Real review: rebuilding Black lives in Portsmouth

Writer-director Aki Omoshaybi stars opposite Pippa Bennett-Warner as a budding couple overcoming past struggles in a warm and insightful if truncated first feature.

11 September 2020

By Trevor Johnston

Real (2019)
Sight and Sound

▶︎ Real is screening in UK cinemas and available on BFI Player and SkyStore.

Black lives matter, even in sunny Hampshire’s post-war social housing. Writer-director-star Aki Omoshaybi’s début feature unfolds amid greenery and low-rise brick-built terraces which constitute a different world from the urban grime of south or east London, though the pressures of keeping body and soul together while remaining on the right side of the law remain stubbornly familiar. Black British characters are front and centre here, though Omoshaybi’s script isn’t about upfront racism per se, instead tracing generational disintegration and dysfunction that is part of a wider cultural fresco.

For their first meet-cute Omoshaybi’s Kyle and Pippa Bennett-Warner’s Jamie are suited and booted, all very aspirational, but both are masking their true circumstances – he’s on probation after prison and living at home, while she’s a single mum, on the breadline with a young son. Both are struggling but keeping up appearances, though we sense a possibility of mutual understanding if they’re brave enough to open up to one another.

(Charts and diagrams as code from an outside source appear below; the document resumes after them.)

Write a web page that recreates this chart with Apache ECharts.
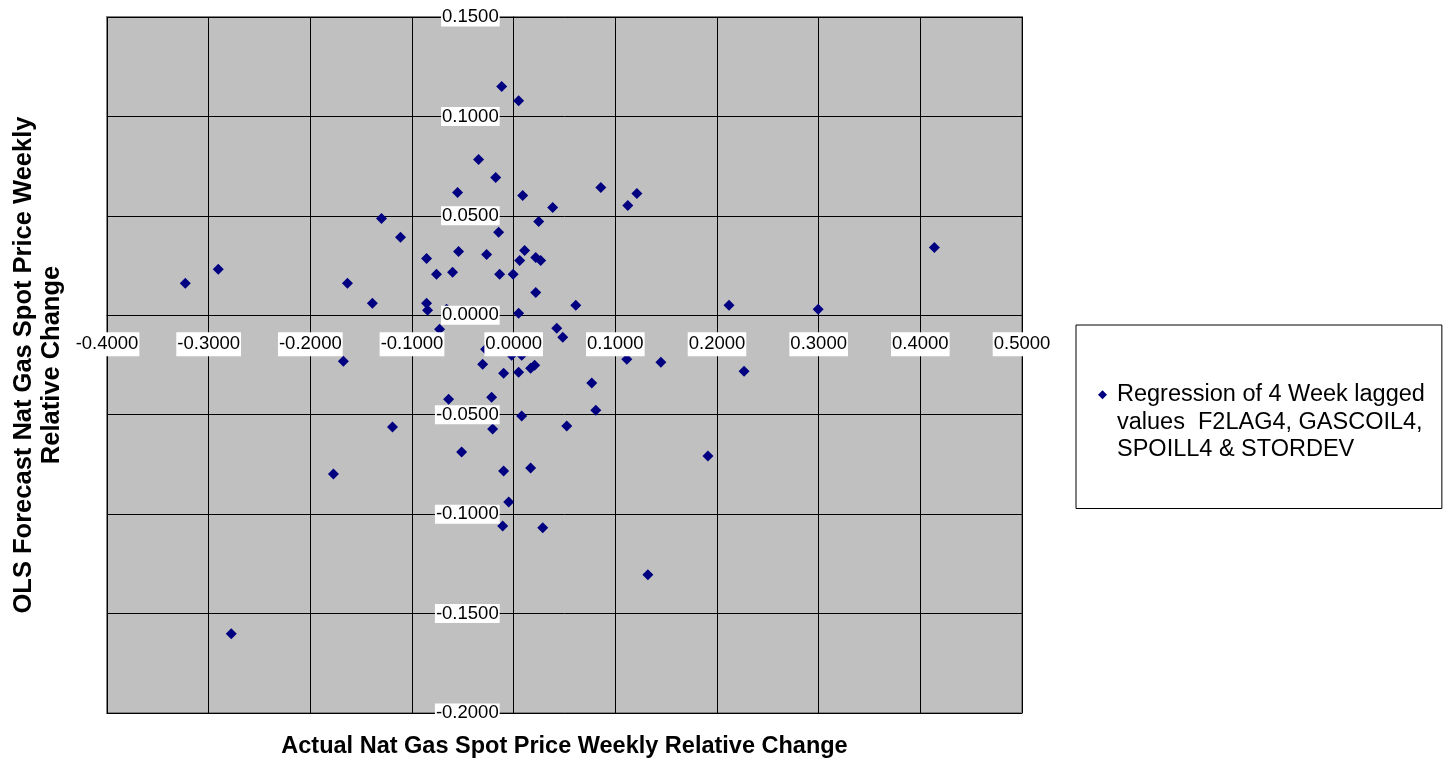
<!DOCTYPE html>
<html>
<head>
<meta charset="utf-8">
<title>OLS Forecast vs Actual</title>
<script src="https://cdn.jsdelivr.net/npm/echarts@6/dist/echarts.min.js"></script>
<style>
  html, body { margin: 0; padding: 0; background: #fff; }
  #chart { width: 1451px; height: 761px; }
</style>
</head>
<body>
<div id="chart"></div>
<script>
// actual weekly relative change (x) and OLS forecast (y)
const actualChange = [
  -0.3230, -0.2906, -0.2778, -0.1773, -0.1675, -0.1635, -0.1390, -0.1300, -0.1192, -0.1113,
  -0.0857, -0.0857, -0.0847, -0.0759, -0.0729, -0.0660, -0.0640, -0.0601, -0.0552, -0.0542,
  -0.0512, -0.0345, -0.0305, -0.0276, -0.0266, -0.0217, -0.0207, -0.0177, -0.0148, -0.0138,
  -0.0118, -0.0099, -0.0099, -0.0108, -0.0049, -0.0020, -0.0005, 0.0049, 0.0049, 0.0049,
  0.0059, 0.0079, 0.0079, 0.0089, 0.0108, 0.0167, 0.0167, 0.0207, 0.0217, 0.0217,
  0.0246, 0.0266, 0.0286, 0.0384, 0.0424, 0.0483, 0.0522, 0.0611, 0.0768, 0.0808,
  0.0857, 0.1113, 0.1123, 0.1212, 0.1320, 0.1448, 0.1911, 0.2118, 0.2266, 0.2995,
  0.4138
]
const forecastChange = [
  0.0161, 0.0231, -0.1601, -0.0798, -0.0231, 0.0161, 0.0060, 0.0487, -0.0562, 0.0392,
  0.0286, 0.0060, 0.0025, 0.0206, -0.0070, 0.0030, -0.0422, 0.0216, 0.0617, 0.0321,
  -0.0688, 0.0783, -0.0246, -0.0171, 0.0306, -0.0412, -0.0572, 0.0693, 0.0417, 0.0206,
  0.1150, -0.0291, -0.0783, -0.1059, -0.0939, -0.0201, 0.0206, 0.1079, 0.0010, -0.0286,
  0.0276, -0.0507, -0.0201, 0.0602, 0.0326, -0.0768, -0.0266, -0.0251, 0.0115, 0.0291,
  0.0472, 0.0276, -0.1069, 0.0542, -0.0065, -0.0110, -0.0557, 0.0050, -0.0341, -0.0477,
  0.0643, -0.0221, 0.0552, 0.0612, -0.1305, -0.0236, -0.0708, 0.0050, -0.0281, 0.0030,
  0.0341
]

const seriesName = 'Regression of 4 Week lagged\nvalues  F2LAG4, GASCOIL4,\nSPOILL4 & STORDEV'
const xTitle = 'Actual Nat Gas Spot Price Weekly Relative Change'
const yTitle = 'OLS Forecast Nat Gas Spot Price Weekly\nRelative Change'

const xRange = { min: -0.4, max: 0.5, interval: 0.1 }
const yRange = { min: -0.2, max: 0.15, interval: 0.05 }

const font = '"Liberation Sans", Arial, sans-serif'

const gridBox = { left: 107, top: 17, width: 915, height: 696 }

// the crossing axes sit at the zero of the other axis
const xZeroShift = -gridBox.height * (0 - yRange.min) / (yRange.max - yRange.min)
const yZeroShift = -gridBox.width * (0 - xRange.min) / (xRange.max - xRange.min)

function fmt (v) {
  if (Math.abs(v) < 1e-9) v = 0
  return v.toFixed(4)
}

const points = actualChange.map((x, i) => [x, forecastChange[i]])

const chart = echarts.init(document.getElementById('chart'))

chart.setOption({
  animation: false,
  grid: {
    ...gridBox,
    show: true,
    backgroundColor: '#C0C0C0',
    borderColor: '#808080',
    borderWidth: 2,
    outerBoundsMode: 'none'
  },
  legend: {
    orient: 'vertical',
    left: 1076,
    top: 325,
    padding: [1, 17, 45, 22],
    icon: 'diamond',
    itemWidth: 9,
    itemHeight: 9,
    backgroundColor: '#fff',
    borderColor: '#000',
    borderWidth: 1,
    selectedMode: false,
    formatter: name => '\n\n' + name,
    textStyle: {
      fontFamily: font,
      fontSize: 23.5,
      lineHeight: 27.5,
      color: '#000',
      padding: [0, 0, 0, 5]
    },
    data: [seriesName]
  },
  xAxis: [
    { // grid lines + title
      type: 'value',
      ...xRange,
      position: 'bottom',
      axisLine: { show: false, onZero: false },
      axisTick: { show: false },
      axisLabel: { show: false },
      splitLine: { show: true, lineStyle: { color: '#000', width: 1 } },
      name: xTitle,
      nameLocation: 'middle',
      nameGap: 22,
      nameTextStyle: { fontFamily: font, fontSize: 23.5, fontWeight: 'bold', color: '#000', verticalAlign: 'top' }
    },
    { // axis line through zero
      type: 'value',
      ...xRange,
      position: 'bottom',
      offset: xZeroShift,
      axisLine: { show: true, onZero: false, lineStyle: { color: '#000', width: 1 } },
      axisTick: { show: true, length: 6, lineStyle: { color: '#000' } },
      axisLabel: { show: false },
      splitLine: { show: false }
    },
    { // labels drawn above the points
      type: 'value',
      ...xRange,
      position: 'bottom',
      offset: xZeroShift,
      z: 10,
      axisLine: { show: false, onZero: false },
      axisTick: { show: false },
      splitLine: { show: false },
      axisLabel: {
        margin: 17,
        formatter: fmt,
        fontFamily: font,
        fontSize: 18.5,
        lineHeight: 20,
        color: '#000',
        backgroundColor: '#fff',
        padding: [2, 1]
      }
    }
  ],
  yAxis: [
    {
      type: 'value',
      ...yRange,
      position: 'left',
      axisLine: { show: false, onZero: false },
      axisTick: { show: false },
      axisLabel: { show: false },
      splitLine: { show: true, lineStyle: { color: '#000', width: 1 } },
      name: yTitle,
      nameLocation: 'middle',
      nameRotate: 90,
      nameGap: 41,
      nameTextStyle: { fontFamily: font, fontSize: 25.5, lineHeight: 28, fontWeight: 'bold', color: '#000', align: 'center' }
    },
    {
      type: 'value',
      ...yRange,
      position: 'left',
      offset: yZeroShift,
      axisLine: { show: true, onZero: false, lineStyle: { color: '#000', width: 1 } },
      axisTick: { show: true, length: 7, lineStyle: { color: '#000' } },
      axisLabel: { show: false },
      splitLine: { show: false }
    },
    {
      type: 'value',
      ...yRange,
      position: 'left',
      offset: yZeroShift,
      z: 10,
      axisLine: { show: false, onZero: false },
      axisTick: { show: false },
      splitLine: { show: false },
      axisLabel: {
        margin: 14,
        formatter: fmt,
        fontFamily: font,
        fontSize: 18.5,
        lineHeight: 19,
        color: '#000',
        backgroundColor: '#fff',
        padding: [0, 1]
      }
    }
  ],
  series: [{
    name: seriesName,
    type: 'scatter',
    xAxisIndex: 0,
    yAxisIndex: 0,
    symbol: 'diamond',
    symbolSize: 11,
    itemStyle: { color: '#000080', opacity: 1 },
    data: points
  }]
})
</script>
</body>
</html>
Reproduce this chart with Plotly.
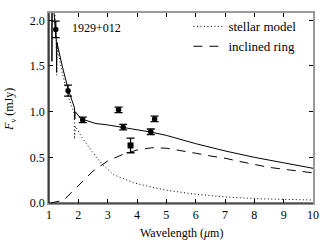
import plotly.graph_objects as go

# Observed photometry (circles)
obs_x = [1.23, 1.65, 2.15, 3.37, 3.53, 4.47, 4.60]
obs_y = [1.90, 1.23, 0.91, 1.02, 0.83, 0.78, 0.92]
obs_err = [0.09, 0.06, 0.03, 0.03, 0.03, 0.03, 0.03]

# Square point
sq_x = [3.78]
sq_y = [0.63]
sq_err = [0.08]

# Total model (solid)
tot_x = [1.10, 1.10, 1.11, 1.20, 1.25, 1.26, 1.27, 1.45, 1.65, 1.87, 1.88, 1.89, 2.10, 2.60, 3.00, 3.50,
         4.00, 4.50, 5.00, 6.00, 7.00, 8.00, 9.00, 10.00]
tot_y = [2.40, 1.55, 2.40, 1.95, 1.78, 1.43, 1.76, 1.50, 1.25, 1.04, 0.92, 1.00, 0.92, 0.87, 0.855, 0.83,
         0.805, 0.775, 0.74, 0.65, 0.57, 0.50, 0.44, 0.38]

# Stellar model (dotted)
star_x = [1.16, 1.22, 1.25, 1.26, 1.27, 1.45, 1.65, 1.86, 1.87, 1.90, 2.10, 2.45, 2.80, 3.20, 3.90, 4.55,
          5.00, 5.90, 7.00, 8.20, 9.00, 10.00]
star_y = [2.40, 1.85, 1.74, 1.40, 1.72, 1.43, 1.17, 0.98, 0.70, 0.84, 0.73, 0.57, 0.43, 0.31, 0.22, 0.17,
          0.14, 0.10, 0.066, 0.046, 0.040, 0.033]

# Inclined ring (dashed)
ring_x = [1.05, 1.50, 2.00, 2.50, 3.00, 3.50, 4.00, 4.50, 5.00, 5.50, 6.00, 6.50, 7.00, 7.50, 8.00,
          8.50, 9.00, 9.50, 10.00]
ring_y = [0.00, 0.03, 0.19, 0.35, 0.46, 0.53, 0.58, 0.605, 0.60, 0.575, 0.545, 0.515, 0.49, 0.455, 0.42,
          0.39, 0.37, 0.35, 0.33]

x_ticks = [1, 2, 3, 4, 5, 6, 7, 8, 9, 10]
y_ticks = [0.0, 0.5, 1.0, 1.5, 2.0]
y_tick_text = ["0.0", "0.5", "1.0", "1.5", "2.0"]

FONT = "Liberation Serif"

fig = go.Figure()
fig.add_trace(go.Scatter(x=star_x, y=star_y, mode="lines", name="stellar model",
                         line=dict(color="black", width=1, dash="1px,2.5px")))
fig.add_trace(go.Scatter(x=ring_x, y=ring_y, mode="lines", name="inclined ring",
                         line=dict(color="black", width=1, dash="9px,7px")))
fig.add_trace(go.Scatter(x=tot_x, y=tot_y, mode="lines", showlegend=False,
                         line=dict(color="black", width=1)))
fig.add_trace(go.Scatter(x=obs_x, y=obs_y, mode="markers", showlegend=False,
                         marker=dict(color="black", size=5.5, symbol="circle"),
                         error_y=dict(type="data", array=obs_err, color="black", thickness=1.3, width=4)))
fig.add_trace(go.Scatter(x=sq_x, y=sq_y, mode="markers", showlegend=False,
                         marker=dict(color="black", size=6, symbol="square"),
                         error_y=dict(type="data", array=sq_err, color="black", thickness=1.3, width=4)))

fig.add_annotation(x=2.63, y=1.92, xref="x", yref="y", text="1929+012", showarrow=False,
                   font=dict(family=FONT, size=12, color="black"))

# axis titles
fig.add_annotation(x=0.5, y=0, xref="paper", yref="paper", yanchor="middle", yshift=-30,
                   text="Wavelength (<i>μ</i>m)", showarrow=False,
                   font=dict(family=FONT, size=12, color="black"))
fig.add_annotation(x=0, y=0.49, xref="paper", yref="paper", xanchor="center", xshift=-39,
                   text="<i>F</i><sub>ν</sub> (mJy)", textangle=-90, showarrow=False,
                   font=dict(family=FONT, size=12, color="black"))

axis_common = dict(showline=True, linecolor="#999999", linewidth=1.5, mirror="ticks",
                   ticks="inside", ticklen=4, tickcolor="black", tickwidth=1,
                   showgrid=False, zeroline=False, automargin=False,
                   tickfont=dict(family=FONT, size=12, color="black"))

fig.update_xaxes(range=[1, 10], tickvals=x_ticks, ticktext=[str(v) for v in x_ticks], **axis_common)
fig.update_yaxes(range=[0, 2.08], tickvals=y_ticks, ticktext=y_tick_text, **axis_common)

# black left/bottom spines
fig.add_shape(type="line", xref="paper", yref="paper", x0=0, x1=0, y0=0, y1=1,
              line=dict(color="black", width=1.2), layer="above")
fig.add_shape(type="line", xref="paper", yref="paper", x0=0, x1=1, y0=0, y1=0,
              line=dict(color="black", width=1.2), layer="above")

fig.update_layout(
    width=330, height=250,
    margin=dict(l=49, r=17, t=12, b=47),
    plot_bgcolor="white", paper_bgcolor="white",
    font=dict(family=FONT, size=12, color="black"),
    legend=dict(x=0.528, y=1.003, xanchor="left", yanchor="top", bgcolor="rgba(0,0,0,0)",
                font=dict(family=FONT, size=13), itemwidth=30, tracegroupgap=0),
)

fig.write_html("out.html", config={"displayModeBar": False},
               post_script="document.body.style.margin='0';")
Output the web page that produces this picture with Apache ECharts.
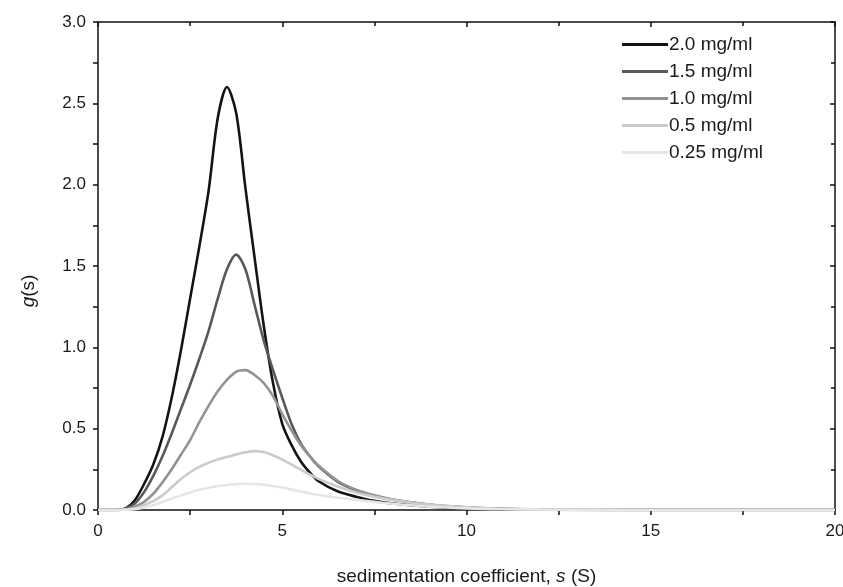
<!DOCTYPE html>
<html>
<head>
<meta charset="utf-8">
<script src="https://cdn.jsdelivr.net/npm/echarts@6/dist/echarts.min.js"></script>
<style>html,body{margin:0;padding:0;background:#fff;}#c{width:843px;height:587px;}</style>
</head>
<body>
<div id="c"></div>
<script>
const sValues = [0, 0.5, 0.75, 1.0, 1.25, 1.5, 1.75, 2.0, 2.25, 2.5, 2.75, 3.0, 3.25, 3.5, 3.75, 4.0, 4.25, 4.5, 4.75, 5.0, 5.25, 5.5, 5.75, 6.0, 6.5, 7.0, 7.5, 8.0, 9.0, 10, 11, 12, 14, 16, 18, 20];
const seriesNames = ['2.0 mg/ml', '1.5 mg/ml', '1.0 mg/ml', '0.5 mg/ml', '0.25 mg/ml'];
const g20  = [0, 0, 0.01, 0.06, 0.16, 0.28, 0.45, 0.69, 0.98, 1.30, 1.62, 1.96, 2.41, 2.60, 2.44, 1.98, 1.55, 1.13, 0.78, 0.53, 0.40, 0.30, 0.23, 0.175, 0.115, 0.082, 0.056, 0.040, 0.021, 0.010, 0.005, 0.002, 0, 0, 0, 0];
const g15  = [0, 0, 0.01, 0.04, 0.11, 0.21, 0.33, 0.47, 0.62, 0.77, 0.93, 1.10, 1.30, 1.48, 1.57, 1.48, 1.26, 1.04, 0.86, 0.69, 0.53, 0.41, 0.33, 0.265, 0.175, 0.122, 0.088, 0.063, 0.032, 0.015, 0.007, 0.003, 0.001, 0, 0, 0];
const g10  = [0, 0, 0.005, 0.02, 0.05, 0.10, 0.17, 0.25, 0.34, 0.43, 0.54, 0.64, 0.73, 0.80, 0.85, 0.86, 0.83, 0.78, 0.70, 0.59, 0.49, 0.40, 0.33, 0.27, 0.18, 0.125, 0.09, 0.065, 0.034, 0.017, 0.008, 0.004, 0.001, 0, 0, 0];
const g05  = [0, 0, 0.002, 0.01, 0.03, 0.055, 0.09, 0.14, 0.19, 0.232, 0.265, 0.29, 0.31, 0.326, 0.342, 0.355, 0.362, 0.356, 0.337, 0.31, 0.28, 0.248, 0.218, 0.19, 0.145, 0.108, 0.082, 0.062, 0.033, 0.017, 0.008, 0.004, 0.001, 0, 0, 0];
const g025 = [0, 0, 0.001, 0.005, 0.015, 0.03, 0.05, 0.07, 0.09, 0.108, 0.124, 0.137, 0.147, 0.154, 0.159, 0.161, 0.16, 0.156, 0.148, 0.138, 0.126, 0.114, 0.102, 0.092, 0.075, 0.062, 0.05, 0.038, 0.02, 0.01, 0.005, 0.003, 0.001, 0, 0, 0];
const xTicks = [0, 5, 10, 15, 20];
const yTicks = [0.0, 0.5, 1.0, 1.5, 2.0, 2.5, 3.0];

const allSeries = [g20, g15, g10, g05, g025];
const colors = ['#141414', '#595959', '#939393', '#cbcbcb', '#e6e6e6'];
const FONT = '"Liberation Sans", Arial, sans-serif';

const chart = echarts.init(document.getElementById('c'), null, {renderer: 'canvas'});
const axisBase = {
  axisLine: {show: true, onZero: false, lineStyle: {color: '#111', width: 1.5}},
  splitLine: {show: false}
};
const nameRich = {
  n: {fontFamily: FONT, fontSize: 19, color: '#1a1a1a'},
  i: {fontFamily: FONT, fontSize: 19, fontStyle: 'italic', color: '#1a1a1a'}
};
chart.setOption({
  animation: false,
  backgroundColor: '#fff',
  grid: {left: 98, right: 8, top: 22, bottom: 77, containLabel: false, outerBoundsMode: 'none'},
  legend: {
    orient: 'vertical',
    left: 622,
    top: 35,
    padding: 0,
    icon: 'rect',
    itemWidth: 46,
    itemHeight: 3,
    itemGap: 8,
    textStyle: {fontFamily: FONT, fontSize: 19, color: '#1a1a1a', lineHeight: 19, padding: [0, 0, 0, -4]},
    data: seriesNames
  },
  xAxis: [
    Object.assign({}, axisBase, {
      type: 'value', min: xTicks[0], max: xTicks[xTicks.length - 1], interval: 5, position: 'bottom',
      axisTick: {show: true, inside: false, length: 5, lineStyle: {color: '#111', width: 1.5}},
      minorTick: {show: true, splitNumber: 2, length: 5, lineStyle: {color: '#111', width: 1.5}},
      axisLabel: {fontFamily: FONT, fontSize: 17, color: '#1a1a1a', margin: 13},
      name: '{n|sedimentation coefficient, }{i|s}{n| (S)}',
      nameLocation: 'middle', nameGap: 57, nameMoveOverlap: false,
      nameTextStyle: {rich: nameRich}
    }),
    Object.assign({}, axisBase, {
      type: 'value', min: 0, max: 20, interval: 5, position: 'top',
      axisTick: {show: true, inside: true, length: 5, lineStyle: {color: '#111', width: 1.5}},
      minorTick: {show: true, splitNumber: 2, length: 4, lineStyle: {color: '#111', width: 1.5}},
      axisLabel: {show: false}
    })
  ],
  yAxis: [
    Object.assign({}, axisBase, {
      type: 'value', min: yTicks[0], max: yTicks[yTicks.length - 1], interval: 0.5, position: 'left',
      axisTick: {show: true, inside: false, length: 5, lineStyle: {color: '#111', width: 1.5}},
      minorTick: {show: true, splitNumber: 2, length: 5, lineStyle: {color: '#111', width: 1.5}},
      axisLabel: {fontFamily: FONT, fontSize: 17, color: '#1a1a1a', margin: 12, formatter: v => v.toFixed(1)},
      name: '{i|g}{n|(s)}',
      nameLocation: 'middle', nameGap: 60, nameRotate: 90, nameMoveOverlap: false,
      nameTextStyle: {rich: nameRich, padding: [0, 50, 0, 0]}
    }),
    Object.assign({}, axisBase, {
      type: 'value', min: 0, max: 3, interval: 0.5, position: 'right',
      axisTick: {show: true, inside: true, length: 5, lineStyle: {color: '#111', width: 1.5}},
      minorTick: {show: true, splitNumber: 2, length: 4, lineStyle: {color: '#111', width: 1.5}},
      axisLabel: {show: false}
    })
  ],
  series: allSeries.slice().reverse().map((arr, ri) => {
    const i = allSeries.length - 1 - ri;
    return {
      name: seriesNames[i],
      type: 'line',
      xAxisIndex: 0, yAxisIndex: 0,
      data: sValues.map((s, k) => [s, allSeries[i][k]]),
      showSymbol: false,
      smooth: 0.3,
      lineStyle: {color: colors[i], width: 2.6},
      itemStyle: {color: colors[i]},
      z: 2 + i
    };
  })
});
</script>
</body>
</html>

Pippa Bennett-Warner as Jamie and Aki Omoshaybi as Kyle

Hugely sympathetic performances prove the key here, as the film unpeels past troubles like the layers of an onion. Omoshaybi’s an appealing presence, still flailing under the burden of a family tragedy, and Bennett-Warner exudes maternal warmth while putting up a hard emotional shell, an effort that clearly takes its toll. A lovely turn from child actor Taye Matthews gives the family scenes a glow that never seems too cute or forced. As the subject matter focuses on the everyday, boosted by the odd melodramatic contrivance, Omoshaybi’s evident skill with his actors, and a camera style that resists first-time showing off, draw us in to the would-be couple’s struggle, as both cope with the legacy of single-parent households.

That suspiciously compact 77-minute running-time tells its own story, however: just as we’re getting to the nitty-gritty of how these two fragile characters are going to get real with each other and build a robust relationship, we jump through a transition to a coda that has essentially omitted the dramatic payoff the story has been building to. It’s as if the carpet has just been pulled from under our feet; perhaps this was down to budget issues or some other practical necessity, but in artistic terms it makes very little sense.

Still, Omoshaybi has left an engrossing calling-card here, and it’s undoubtedly a positive for the industry that a Black British multi-hyphenate gets to tell a story that’s valid, insightful and inviting – not to mention a welcome diversion from the familiar ‘urban’ clichés.